More details about Mimir can be found in the Ynglinga Saga. This text describes how Mimir was decapitated, with his severed head being revived by Odin:
The people of Asaland sent a man called Hone, whom they thought well suited to be a chief, as he was a stout and very handsome man; and with him they sent a man of great understanding called Mime. On the other side, the Vanaland people sent the wisest man in their community, who was called Kvase. Now, when Hone came to Vanaheim he was immediately made a chief, and Mime came to him with good counsel on all occasions. But when Hone stood in the Things or other meetings, if Mime was not near him, and any difficult matter was laid before him, he always answered in one way — “Now let others give their advice”; so that the Vanaland people got a suspicion that the Asaland people had deceived them in the exchange of men. They took Mime, therefore, and beheaded him, and sent his head to the Asaland people. Odin took the head, smeared it with herbs so that it should not rot, and sang incantations over it. Thereby he gave it the power that it spoke to him, and discovered to him many secrets.
A later passage tells us that “Odin carried with him Mime’s head, which told him all the news of other countries”. The Marvel story evidently takes place before all of this, given Mirmir’s full-bodied appearance.
“It is you! Does that mean my moment is at hand?” asks Mirmir. “Yes!” replies Thor. “Noble Odin has sent you this message – you must do what you are pledged to do!”

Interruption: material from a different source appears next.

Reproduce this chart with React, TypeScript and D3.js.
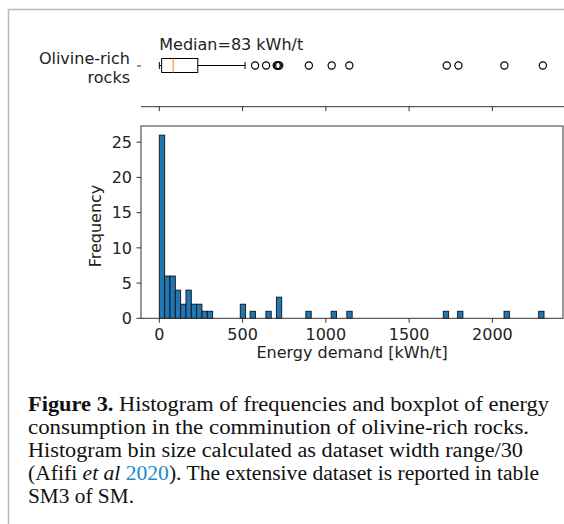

Thor presents Mirmir with a branch from Yggdrasil (well, it’s described as a branch in the dialogue, but it looks more like a twig). The king dips it into an enchanted fountain – obviously meant to be the mythic well of wisdom – and causes the waters to spill into Misgard. The magic fluid lands on a pair of trees planted by Odin, and transforms them into a man and a woman: Aske and Embla, “destined to start a new race in the image of the immortals of Asgard”.
In the Prose Edda, the first humans Aske (or Ask) and Embla were indeed created from trees, although similarities to Marvel’s version of the narrative end there:
As Bor’s sons [Odin, Vili and Ve] went along the sea-strand, they found two trees. These trees they took up and made men of them. The first gave them spirit and life; the second endowed them with reason and power of motion; and the third gave them form, speech, hearing and eyesight. They gave them clothes and names; the man they called Ask, and the woman Embla. From them all mankind is descended, and a dwelling place was given them under Midgard.
In one of my earlier posts I wondered if Lee and Kirby were downplaying Odin’s role in the shaping of Earth and humanity so as to avoid boxing the Marvel Universe into a creationist cosmology. Well, that doesn’t seem to have been much of a concern here, as the reader is shown point-blank Mirmir and Thor (with some backstory aid by Odin in planting the trees) creating the first humans. Darwin was wrong in the MU: Mr. Fantastic, Spider-Man, Bruce Banner and the rest were all descended from Aske and Embla.
Well, perhaps. An editor’s note admits that this is only a “freely translated” rendition of “the Norse legends which deal with the birth of mankind and the days before the beginning of time”. This disclaimer is unusual: perhaps Stan the Man was making an effort to avoid literal interpretations after all.
This story marks a conclusion to Marvel’s rather rough-and-ready adaptation of the Norse creation myth, and it ends with the promise that the next issue will start a new back-up series, focusing on biographies of specific Asgardians.